Every fall many religions and non-religions around the world celebrate the autumn equinox in one way or another. The day of celebration normally falls on either September 22nd or 23rd, depending on the placement of the leap year. This year the equinox will take place on September 23rd, but why should you celebrate and how should you do it?
Depending on your religious or non-religious affiliation, you may or may not even notice that the fall equinox takes place. On average, most people are only aware that there will be an even amount of light and dark, meaning there will be 12 hours of daylight and 12 hours of darkness on this day. To Pagans and Wiccans however, it is a day of celebration.
The holiday, known as Mabon, is a sabbat. A sabbat is considered a high holy day or a day of power. Mabon is one of eight of the seasonal celebratory days in which Pagans and Wiccans celebrate on the wheel of the year. Mabon is seen as the second harvest of the year and it is also when gardens are in full bloom and full of the bounty of nature. Mabon is thought of as the Pagan Thanksgiving, where they celebrate the passing of the year and in turn give thanks for everything they have been given.
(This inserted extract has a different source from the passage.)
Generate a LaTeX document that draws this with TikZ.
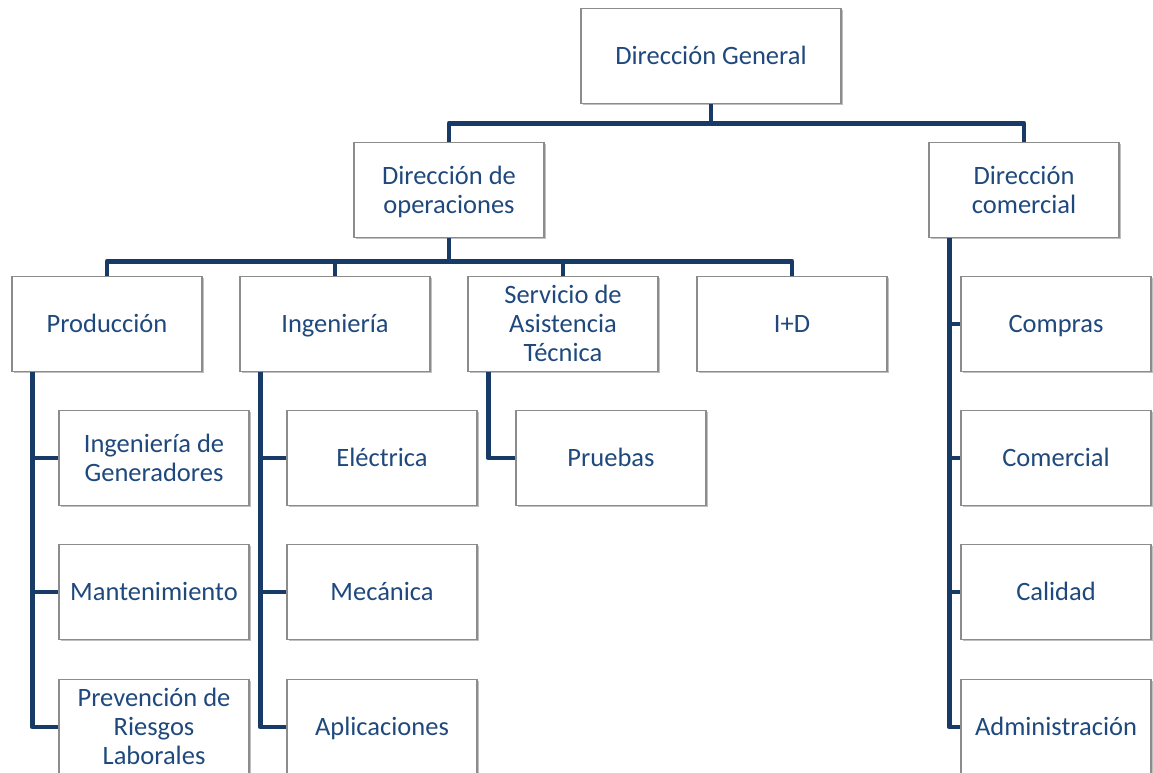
\documentclass[tikz,border=0pt]{standalone}
\usepackage{fontspec}
\setmainfont{Carlito}
\usetikzlibrary{shadows,calc}
\definecolor{txt}{RGB}{31,73,125}
\definecolor{ln}{RGB}{24,58,102}
\definecolor{bd}{RGB}{140,140,140}
\newcommand\tup{\rule{0pt}{26pt}}
\tikzset{
  box/.style={draw=bd, line width=1.3pt, fill=white, minimum width=190pt, minimum height=95pt,
    inner sep=0pt, align=center, text=txt, font=\fontsize{26.5}{29}\selectfont,
    execute at begin node={\rule{0pt}{26pt}}, execute at end node={\strut},
    drop shadow={shadow xshift=1.8pt, shadow yshift=-1.8pt, opacity=0.35, fill=black!70}},
  bus/.style={draw=ln, line width=4.8pt, line join=round}
}
\begin{document}
\begin{tikzpicture}[x=1pt,y=-1pt]
\useasboundingbox (0,0) rectangle (1153,773);
\clip (0,0) rectangle (1153,773);
\fill[white] (0,0) rectangle (1153,773);
% nodes
\node[box, minimum width=260pt] (dg) at (711,56) {Dirección General};
\node[box] (dop) at (449,190) {\tup Dirección de\\operaciones};
\node[box] (dco) at (1024,190) {\tup Dirección\\comercial};
\node[box] (prod) at (107,324) {Producción};
\node[box] (ing) at (335,324) {Ingeniería};
\node[box] (sat) at (563,324) {\tup Servicio de\\Asistencia\\Técnica};
\node[box] (id) at (792,324) {I+D};
\node[box] (igen) at (154,458) {\tup Ingeniería de\\Generadores};
\node[box] (mant) at (154,592) {Mantenimiento};
\node[box] (prev) at (154,727) {\tup Prevención de\\Riesgos\\Laborales};
\node[box] (ele) at (382,458) {Eléctrica};
\node[box] (mec) at (382,592) {Mecánica};
\node[box] (apl) at (382,727) {Aplicaciones};
\node[box] (pru) at (611,458) {Pruebas};
\node[box] (com) at (1056,324) {Compras};
\node[box] (cml) at (1056,458) {Comercial};
\node[box] (cal) at (1056,592) {Calidad};
\node[box] (adm) at (1056,727) {Administración};
% connectors
\coordinate (b0) at ($(dg.south)+(0,19)$);
\draw[bus] (dg.south) -- (b0) -| (dop.north);
\draw[bus] (b0) -| (dco.north);
\coordinate (b1) at ($(dop.south)+(0,23)$);
\draw[bus] (dop.south) -- (b1) -| (prod.north);
\draw[bus] (b1) -| (ing.north);
\draw[bus] (b1) -| (sat.north);
\draw[bus] (b1) -| (id.north);
\coordinate (p0) at ($(prod.south west)+(21,0)$);
\draw[bus] (p0) |- (igen.west);
\draw[bus] (p0) |- (mant.west);
\draw[bus] (p0) |- (prev.west);
\coordinate (i0) at ($(ing.south west)+(21,0)$);
\draw[bus] (i0) |- (ele.west);
\draw[bus] (i0) |- (mec.west);
\draw[bus] (i0) |- (apl.west);
\coordinate (s0) at ($(sat.south west)+(21,0)$);
\draw[bus] (s0) |- (pru.west);
\coordinate (c0) at ($(dco.south west)+(21,0)$);
\draw[bus] (c0) |- (com.west);
\draw[bus] (c0) |- (cml.west);
\draw[bus] (c0) |- (cal.west);
\draw[bus] (c0) |- (adm.west);
\end{tikzpicture}
\end{document}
According to Wiccan and Pagan spirituality, this is the time when the sun God prepares to depart and develop once again in the mother’s womb. The Goddess, both sad and joyful, will then anxiously wait for his rebirth in the Spring. This is the time when Pagans and Wiccans that have alters will begin to decorate them with various items such as acorns, leaves, pine cones, Indian corn, apples, pomegranate, gourds, and berries. Some Wiccans/Pagans may also use this time of year to harvest their gardens, bake breads, and harvest seeds from vegetables to use for planting next season. Since the rays of the sun are beginning to die, this is also a time to begin honoring the dead by placing apples, acorns, or pine cones on burial sites as well as having joyous celebrations in memoriam to the departed.
Most Wiccans/Pagans will focus their rituals on more balance and harmony and may align energies toward protection, wealth, security, prosperity, and self confidence. Other festivities for celebration could also include walking in the woods, scattering left over seeds and other offerings in harvested fields, and offer libations to the trees. There are various stones, colors, and incense used with Mabon. Some of these include: Sapphire, amethyst, yellow topaz, yellow agate and lapis lazuli, red, orange, green, gold, maroon and brown, and sage, benzoin and myrrh. You may also associate some flowers and plants with Mabon such as mums, marigolds, roses, ferns, and tobacco.
The full moon for the month of September that is generally around the time of Mabon is referred to as the Harvest moon. Normally this moon is known to be seen as bigger and brighter than the other full moons throughout the year. Some say this is because of the marriage of the full moon to Mabon while others state that it only appears to be bigger and brighter and is actually what is called a moon illusion. Nevertheless, it does not really matter what your outlook is on why the moon appears larger for the Harvest moon than other times. The important thing is that you look within yourself during this time of thanksgiving as well as give your thanks and appreciation to the earth and things around you. This year, whether you call it the fall equinox, Mabon, cornucopia, harvest tide, the second harvest feast, witch’s Thanksgiving, feast of Avilon, or the first day of Autumn, make sure you take time out of your busy day to relax for a moment and celebrate the bounties of fall.